Before taking it, you play a forcing move that removes or distracts the defender. Then the capture works.

This is where zwischenzug and deflection overlap.

In-Between Move in a Sequence

Sometimes the zwischenzug appears in the middle of a longer tactic.

You may calculate a forcing line, reach the obvious recapture, and then notice one more check first.

Do not only look for in-between moves at move one. Look for them at every branch.

How to Defend Against Zwischenzug

You defend by asking what your opponent can insert.

Before assuming a trade works, ask:

  • What checks do they have first?
  • Can they attack my queen before recapturing?
  • Can they create a mate threat?
  • Can they remove one of my defenders?
  • Can they delay the expected move with tempo?

Many blunders happen because a player calculates only the expected sequence.

For example:

I take, they take, I take.

But the real line is:

I take, they check first, I move, they take.

That one inserted move changes everything.

How to Practice Zwischenzug

Start with labeled in-between-move puzzles.

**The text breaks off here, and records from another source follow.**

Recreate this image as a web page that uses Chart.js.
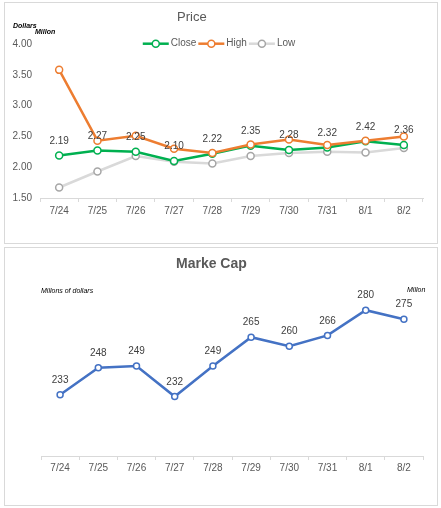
<!DOCTYPE html>
<html><head><meta charset="utf-8">
<script src="https://cdn.jsdelivr.net/npm/chart.js@4"></script>
<style>
html,body{margin:0;padding:0;background:#fff;width:441px;height:508px;overflow:hidden;font-family:"Liberation Sans",Arial,sans-serif;}
.box{position:absolute;left:4px;width:432px;border:1px solid #d9d9d9;background:#fff;}
#box1{top:2px;height:240px;}
#box2{top:247px;height:257px;}
canvas{position:absolute;left:0;top:0;}
.t{position:absolute;white-space:nowrap;color:#595959;line-height:1;}
.u{position:absolute;white-space:nowrap;color:#000;font-style:italic;font-weight:bold;font-size:7px;line-height:1;}
</style></head><body>
<div class="box" id="box1">
  <canvas id="c1" width="432" height="240"></canvas>
  <div class="t" id="title1" style="font-size:13px;left:172px;top:7px;">Price</div>
  <div class="u" style="left:8px;top:19px;">Dollars</div>
  <div class="u" style="left:30px;top:25px;">Millon</div>
</div>
<div class="box" id="box2">
  <canvas id="c2" width="432" height="257"></canvas>
  <div class="t" style="font-size:14px;font-weight:bold;left:171px;top:8px;">Marke Cap</div>
  <div class="u" style="left:36px;top:39px;font-weight:normal;">Millons of dollars</div>
  <div class="u" style="left:402px;top:38px;font-weight:normal;">Millon</div>
</div>
<script>
const categories = ['7/24','7/25','7/26','7/27','7/28','7/29','7/30','7/31','8/1','8/2'];
const closePrice = [2.19, 2.27, 2.25, 2.10, 2.22, 2.35, 2.28, 2.32, 2.42, 2.36];
const highPrice  = [3.58, 2.43, 2.51, 2.30, 2.23, 2.37, 2.45, 2.36, 2.43, 2.50];
const lowPrice   = [1.67, 1.93, 2.18, 2.09, 2.06, 2.18, 2.23, 2.25, 2.24, 2.31];
const marketCap  = [233, 248, 249, 232, 249, 265, 260, 266, 280, 275];
const priceTicks = [1.5, 2.0, 2.5, 3.0, 3.5, 4.0];

const FONT = '"Liberation Sans", Arial, sans-serif';
const TICK = '#595959';

const dataLabels = {
  id: 'dataLabels',
  afterDatasetsDraw(chart, args, opts) {
    const ctx = chart.ctx;
    const meta = chart.getDatasetMeta(opts.index);
    const data = chart.data.datasets[opts.index].data;
    ctx.save();
    ctx.font = '10px ' + FONT;
    ctx.fillStyle = '#404040';
    ctx.textAlign = 'center';
    ctx.textBaseline = 'middle';
    meta.data.forEach((pt, i) => {
      ctx.fillText(opts.fmt(data[i]), pt.x, pt.y - opts.offset);
    });
    ctx.restore();
  }
};

const lineLegend = {
  id: 'lineLegend',
  afterDraw(chart, args, opts) {
    if (!opts.show) return;
    const ctx = chart.ctx;
    ctx.save();
    ctx.font = '10px ' + FONT;
    ctx.textBaseline = 'middle';
    const items = opts.order.map(i => chart.data.datasets[i]);
    const lineW = 26, gap = 2;
    let total = 0;
    items.forEach(d => { total += lineW + gap + ctx.measureText(d.label).width + gap; });
    let x = opts.cx - total / 2;
    const y = opts.y;
    items.forEach(d => {
      ctx.strokeStyle = d.borderColor;
      ctx.lineWidth = d.borderWidth;
      ctx.beginPath(); ctx.moveTo(x, y); ctx.lineTo(x + lineW, y); ctx.stroke();
      ctx.beginPath(); ctx.arc(x + lineW / 2, y, d.pointRadius, 0, Math.PI * 2);
      ctx.fillStyle = '#fff'; ctx.fill();
      ctx.lineWidth = d.pointBorderWidth; ctx.strokeStyle = d.pointBorderColor; ctx.stroke();
      x += lineW + gap;
      ctx.fillStyle = TICK;
      ctx.fillText(d.label, x, y);
      x += ctx.measureText(d.label).width + gap;
    });
    ctx.restore();
  }
};

function ds(label, data, color, ptColor, order) {
  return {
    label, data, order,
    borderColor: color, borderWidth: 2.5,
    pointRadius: 3.5, pointBorderWidth: 1.5,
    pointBackgroundColor: '#fff', pointBorderColor: ptColor,
    tension: 0, fill: false
  };
}

new Chart(document.getElementById('c1'), {
  type: 'line',
  data: {
    labels: categories,
    datasets: [
      ds('Close', closePrice, '#00b050', '#00b050', 1),
      ds('High', highPrice, '#ed7d31', '#ed7d31', 0),
      ds('Low', lowPrice, '#d9d9d9', '#a6a6a6', 2)
    ]
  },
  options: {
    responsive: false, animation: false, devicePixelRatio: 1,
    layout: { padding: { left: 0, right: 14, top: 41, bottom: 15 } },
    plugins: {
      legend: { display: false }, tooltip: { enabled: false }, title: { display: false },
      dataLabels: { index: 0, offset: 14.5, fmt: v => v.toFixed(2) },
      lineLegend: { show: true, order: [0, 1, 2], cx: 215, y: 40.7 }
    },
    scales: {
      x: {
        offset: true,
        grid: { display: true, drawOnChartArea: false, drawTicks: true, tickLength: 4, color: '#d9d9d9', offset: true },
        border: { display: true, color: '#d9d9d9', width: 1 },
        ticks: { font: { size: 10, family: FONT }, color: TICK, padding: 3, maxRotation: 0, autoSkip: false },
        afterFit: s => { s.height = 30; }
      },
      y: {
        min: priceTicks[0], max: priceTicks[priceTicks.length - 1],
        afterBuildTicks: s => { s.ticks = priceTicks.map(v => ({ value: v })); },
        ticks: { font: { size: 10, family: FONT }, color: TICK, padding: 8, callback: v => Number(v).toFixed(2) },
        grid: { display: false, drawTicks: false },
        border: { display: false },
        afterFit: s => { s.width = 35; }
      }
    }
  },
  plugins: [dataLabels, lineLegend]
});

const mc = ds('Market Cap', marketCap, '#4472c4', '#4472c4', 0);
mc.pointRadius = 3;
new Chart(document.getElementById('c2'), {
  type: 'line',
  data: { labels: categories, datasets: [mc] },
  options: {
    responsive: false, animation: false, devicePixelRatio: 1,
    layout: { padding: { left: 36, right: 14, top: 28, bottom: 19 } },
    plugins: {
      legend: { display: false }, tooltip: { enabled: false }, title: { display: false },
      dataLabels: { index: 0, offset: 14.5, fmt: v => String(v) },
      lineLegend: { show: false }
    },
    scales: {
      x: {
        offset: true,
        grid: { display: true, drawOnChartArea: false, drawTicks: true, tickLength: 4, color: '#d9d9d9', offset: true },
        border: { display: true, color: '#d9d9d9', width: 1 },
        ticks: { font: { size: 10, family: FONT }, color: TICK, padding: 2, maxRotation: 0, autoSkip: false },
        afterFit: s => { s.height = 30; }
      },
      y: { display: false, min: 199, max: 299 }
    }
  },
  plugins: [dataLabels, lineLegend]
});
</script>
</body></html>
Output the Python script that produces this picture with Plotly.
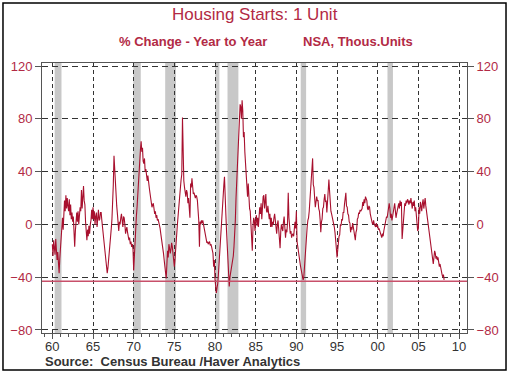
import pandas as pd
import plotly.graph_objects as go

# ---- data: % change year to year, monthly, Jan 1960 .. Mar 2008 ----
yoy_1960s = [
    -15, -24, -12, -19, -23, -11, -17, -27, -21, -30, -37, -26,
    -18, -8, -3, 5, -4, 12, 18, 10, 22, 12, 20, 14,
    10, 19, 7, 15, 4, 9, 2, 6, -8, -17, -5, 2,
    9, 2, 10, 0, 7, 13, 10, 26, 12, 22, 29, 18,
    15, 2, -3, -12, -4, -9, -1, -7, 0, 3, 11, 4,
    13, 4, 10, 0, 6, 9, -2, 5, 11, 3, 4, 9,
    9, 3, -2, -5, -9, -17, -22, -27, -30, -37, -33, -28,
    -20, -15, -8, -3, 4, 13, 30, 52, 40, 28, 20, 14,
    8, 3, -5, 2, 0, 5, 8, 3, -2, 6, 5, 0,
    -7, -4, -2, -6, -9, -12, -10, -15, -13, -17, -15, -19,
]
yoy_1970s = [
    -35, -22, -10, 0, 6, 13, 20, 30, 38, 48, 57, 63,
    55, 58, 48, 46, 50, 40, 42, 36, 33, 37, 30, 28,
    24, 21, 18, 13, 15, 16, 12, 8, 10, 5, 7, 3,
    4, 2, 0, -3, -7, -10, -15, -18, -22, -27, -33, -38,
    -41, -30, -20, -25, -15, -18, -22, -19, -14, -17, -24, -28,
    -32, -26, -21, -12, -4, 3, 11, 18, 24, 28, 34, 38,
    81, 45, 33, 28, 22, 21, 26, 24, 16, 20, 12, 5,
    31, 28, 35, 30, 23, 24, 22, 20, 22, 21, 18, 10,
    3, -17, 2, 0, 3, 1, 3, 0, -3, -7, -9, -12,
    -14, -13, -15, -14, -13, -16, -15, -17, -19, -22, -32, -27,
]
yoy_1980s = [
    -42, -47, -52, -48, -45, -38, -29, -18, -7, 2, 10, 16,
    22, 30, 36, 26, 8, -5, -19, -28, -34, -47, -40, -37,
    -35, -32, -29, -24, -17, -8, 3, 20, 33, 50, 64, 78,
    82, 91, 89, 80, 94, 86, 66, 70, 55, 48, 38, 33,
    21, 31, 18, 12, 10, 0, -10, -20, -2, 5, 3, -5,
    3, 7, -1, 5, -2, 9, 13, 8, 16, 4, 18, 21,
    22, 12, 17, 23, 10, 9, 14, 7, 4, 8, -2, 5,
    -2, 2, 0, 5, 8, 3, -2, -7, 0, 3, -4, -10,
    -18, -5, 0, -3, -5, 2, 6, -2, -10, -4, -6, 2,
    24, 5, 0, -7, -5, -10, -8, -7, -9, -5, 2, -3,
]
yoy_1990s = [
    10, -13, -17, -20, -24, -28, -31, -34, -36, -38, -42, -40,
    -30, -22, -12, -5, -2, 3, 5, 10, 18, 23, 32, 40,
    50, 30, 28, 20, 13, 17, 21, 18, 18, 12, 10, 4,
    -6, 2, 4, 12, 13, 19, 23, 17, 18, 9, 16, 22,
    34, 25, 13, 10, 8, 6, 4, 2, -2, -6, -10, -18,
    -25, -18, -16, -9, -8, 0, -1, 4, 3, 9, 9, 15,
    18, 24, 14, 13, 8, 7, 2, 1, -6, -2, -4, 1,
    -2, -5, -7, -12, -6, -4, 4, 5, 9, 8, 11, 10,
    11, 12, 17, 14, 19, 16, 21, 19, 18, 12, 11, 14,
    13, 8, 5, 3, 1, 0, 3, 0, -1, -2, 1, -2,
]
yoy_2000s = [
    -1, -4, -3, -5, -6, -8, -10, -7, -9, -5, -2, 0,
    3, 6, 5, 10, 13, 16, 12, 5, 8, 3, 6, 10,
    12, 16, 11, 5, 8, 10, 14, 16, 12, 18, 14, 17,
    -11, -2, 8, 12, 16, 14, 18, 16, 19, 18, 15, 18,
    16, 20, 17, 12, 17, 14, 18, 10, 13, 8, 3, -5,
    -3, 13, 8, 17, 14, 10, 16, 19, 12, 18, 20, 14,
    10, 5, 0, -4, -7, -12, -15, -20, -23, -27, -30, -25,
    -20, -22, -26, -24, -27, -25, -29, -32, -30, -34, -36, -38,
    -40, -38, -42,
]
series_start = "1960-01-01"
latest_level = -43

recession_starts = ["1960-04-15", "1969-12-15", "1973-11-15", "1980-01-15",
                    "1981-07-15", "1990-07-15", "2001-03-15"]
recession_ends = ["1961-02-15", "1970-11-15", "1975-03-15", "1980-07-15",
                  "1982-11-15", "1991-03-15", "2001-11-15"]

y_ticks = [-80, -40, 0, 40, 80, 120]

values = yoy_1960s + yoy_1970s + yoy_1980s + yoy_1990s + yoy_2000s
dates = pd.date_range(series_start, periods=len(values), freq="MS")

RED = "#B22A45"
LINE = "#A8102E"
GRID = "#333333"
AXIS = "#555555"
FONT = "Liberation Sans, Arial, sans-serif"

fig = go.Figure()
fig.add_trace(go.Scatter(x=dates, y=values, mode="lines",
                         line=dict(color=LINE, width=1.1), hoverinfo="skip",
                         showlegend=False))
fig.add_trace(go.Scatter(x=[None], y=[None], yaxis="y2", showlegend=False))

for s, e in zip(recession_starts, recession_ends):
    fig.add_shape(type="rect", xref="x", yref="paper", x0=s, x1=e, y0=0, y1=1,
                  fillcolor="#C8C8C8", line_width=0, layer="below")

fig.add_shape(type="line", xref="paper", yref="y", x0=0, x1=1,
              y0=latest_level, y1=latest_level,
              line=dict(color="#C8506A", width=1.5))

# outer frame
fig.add_shape(type="rect", xref="paper", yref="paper",
              x0=-0.0918, x1=1.0918, y0=-0.137, y1=1.2222,
              line=dict(color="#000000", width=1.5))

yr = [-82.3, 122.3]
fig.update_layout(
    width=510, height=373,
    margin=dict(l=42, r=43, t=63, b=40, autoexpand=False),
    paper_bgcolor="white", plot_bgcolor="white",
    font=dict(family=FONT, size=12, color=RED),
    xaxis=dict(
        type="date",
        range=["1958-09-24", "2010-12-24"],
        tick0="1960-01-01", dtick="M60", tickformat="%y",
        ticks="outside", ticklen=5, tickcolor=AXIS,
        ticklabelstandoff=-4,
        showline=True, linecolor=AXIS, linewidth=1, mirror=True,
        showgrid=True, gridcolor=GRID, gridwidth=1, griddash="4px,3px",
        tickfont=dict(size=13, color="#333333"),
        minor=dict(dtick="M12", ticks="outside", ticklen=3, tickcolor=AXIS,
                   showgrid=False),
        zeroline=False,
    ),
    yaxis=dict(
        range=yr, tickvals=y_ticks,
        ticks="outside", ticklen=6, tickcolor=AXIS,
        showline=True, linecolor=AXIS, linewidth=1, mirror=True,
        showgrid=True, gridcolor=GRID, gridwidth=1, griddash="6px,4px",
        zeroline=False,
        tickfont=dict(size=13, color=RED),
    ),
    yaxis2=dict(
        range=yr, tickvals=y_ticks, overlaying="y", side="right",
        ticks="outside", ticklen=6, tickcolor=AXIS,
        showline=False, showgrid=False, zeroline=False,
        tickfont=dict(size=13, color=RED),
    ),
    annotations=[
        dict(text="Housing Starts: 1 Unit", xref="paper", yref="paper",
             x=(255 - 42) / 425, y=(333 - 15) / 270, showarrow=False,
             xanchor="center", yanchor="middle",
             font=dict(size=17, color=RED, family=FONT)),
        dict(text="<b>% Change - Year to Year</b>", xref="paper", yref="paper",
             x=(117 - 42) / 425, y=(333 - 41) / 270, showarrow=False,
             xanchor="left", yanchor="middle",
             font=dict(size=13, color=RED, family=FONT)),
        dict(text="<b>NSA, Thous.Units</b>", xref="paper", yref="paper",
             x=(301 - 42) / 425, y=(333 - 41) / 270, showarrow=False,
             xanchor="left", yanchor="middle",
             font=dict(size=13, color=RED, family=FONT)),
        dict(text="<b>Source:  Census Bureau /Haver Analytics</b>", xref="paper", yref="paper",
             x=(43 - 42) / 425, y=(333 - 361) / 270, showarrow=False,
             xanchor="left", yanchor="middle",
             font=dict(size=13, color="#333333", family=FONT)),
    ],
)

fig.write_html("out.html", config={"displayModeBar": False},
               post_script="document.body.style.margin='0';")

Your goal is to learn the trigger:

  • expected recapture
  • obvious trade
  • attacked piece
  • forcing move available first

Then move to mixed puzzles.

Mixed puzzles matter because real games do not tell you, "There is a zwischenzug here." You have to feel the moment where the obvious move deserves one more check.

A Zwischenzug Checklist

Use this checklist when a move feels automatic:

1. What is the obvious move? 2. What happens if I play it immediately? 3. Do I have a check first? 4. Do I have a capture first? 5. Do I have a threat first? 6. Must my opponent answer that move? 7. After they answer, can I still make the obvious move?

If the answer to the last two questions is yes, you may have a zwischenzug.

The Lesson

Zwischenzug is not a fancy word for a fancy trick.

It is a practical calculation habit.

Before you automatically recapture, trade, save a piece, or answer the obvious threat, look for one forcing move first.

Most of the time, the obvious move will still be right.

But sometimes the in-between move changes the whole position.

That is why strong players do not calculate only the expected sequence. They ask what can be inserted.

Train that habit, and you will start finding tactics that other players miss.